First thing I see is you attempting to return a value from your void main method.

don't return pi; from your main method. Print it.

System.out.println(pi);

Secondly, when people write a for loop, they're commonly iterating over i, which is probably the same i that your professor referred to in the formula

for(double i=0; i<SomeNumber; i++)
{
    sum += ((-1)^(i+1)) / (2 * i - 1) );
}

now, that won't work correctly as is, you still have to handle the ^, which java doesn't use natively. luckily for you, -1^(i+1) is an alternating number, so you can just use an if statement

for(double i=0; i<SomeNumber; i++)
{
    if(i%2 == 0) // if the remainder of `i/2` is 0
        sum += -1 / ( 2 * i - 1);
    else
        sum += 1 / (2 * i - 1);
}

//Here is formula for how I would do PI approximations using Babylonian method.

int count = 10;
int m = 1;
int n = 0;
double pi = 0.0;
final double SQRT_12 = Math.sqrt(12);
while (count > n)
{
    pi += SQRT_12 * (Math.pow(-1, n)/(m * Math.pow(3, n)));
    System.out.println(pi);
    m += 2;
    n++;
}

sometimes the answer is a simple line of code.

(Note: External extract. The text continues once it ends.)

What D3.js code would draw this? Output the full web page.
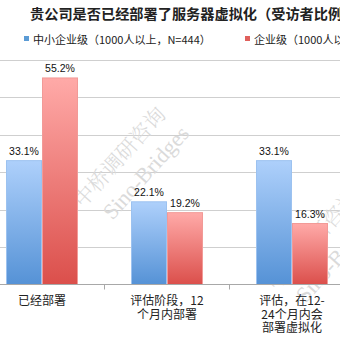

Also you are reassigning i to 0 so Im assuming you are using the user input in the wrong way.

for(int counter=1;counter<input;counter++){
    sum += Math.pow(-1,counter + 1)/((2*counter) - 1);
}

for input that should can be any variable, hard coded or set by user input (such as 1000, 10000, 100000). This should work

Comprehend the formula: Think about the nature of the formula before attempting to solve by code. I say this because if you did, you wouldn't try to alternate between positive and negative with the following code:

if(i%2 == 0)
    sum += -1 / ( 2 * i - 1); 
else
    sum += 1 / (2 * i - 1);

The series alternates between positive and negative numbers because of the numerator,

-1 ^ (i + 1).

When the exponent is even, the numerator is positive. When the exponent is odd, the numerator is negative. Which means there no need to alternate between positive and negative numbers in your code since the formula inherently does that. Also, one must calculate the summation in the parenthesis 1st and then multiply by 4 at the end.

Formula in code: To write the formula in code you should be aware that you will need Math.pow(base, exponent) method to a number to a power. For example, 2 ^ 3 is Math.pow(2, 3). With that method in mind the formula would like this:

PI = 4 * (1 - 1/3 + 1/5 + ... + Math.pow(-1, i + 1) / (2 * i - 1));

Calculating PI: You can use a for loop to calculate PI by using a for loop like so:

for (int i = 10000; i > 0; i--) {
      PI += Math.pow(-1, i + 1) / (2 * i - 1); // Calculate series in parenthesis
      if (i == 1) { // When at last number in series, multiply by 4
        PI *= 4;    
        System.out.println(PI); // Print result
      }  
}

I have chosen to have my for loop start from 10000 and end when i = 1. The basic reason is that in Java, due to rounding of floating point numbers you'll obtain more accurate results if you add smaller numbers 1st and work your way to larger numbers. So, I am calculating the series from right to left instead of left to right. Then I allow the program to calculate the values in the parenthesis and only at the last number in the series does it multiply by 4 and print the result.

Note you can replace 10000 with user input like so:

java.util.Scanner input = new java.util.Scanner(System.in); //You can import instead
System.out.println("Enter number of loops: ");
int loops = input.nextInt();

for (int i = loops; i > 0; i--) {
...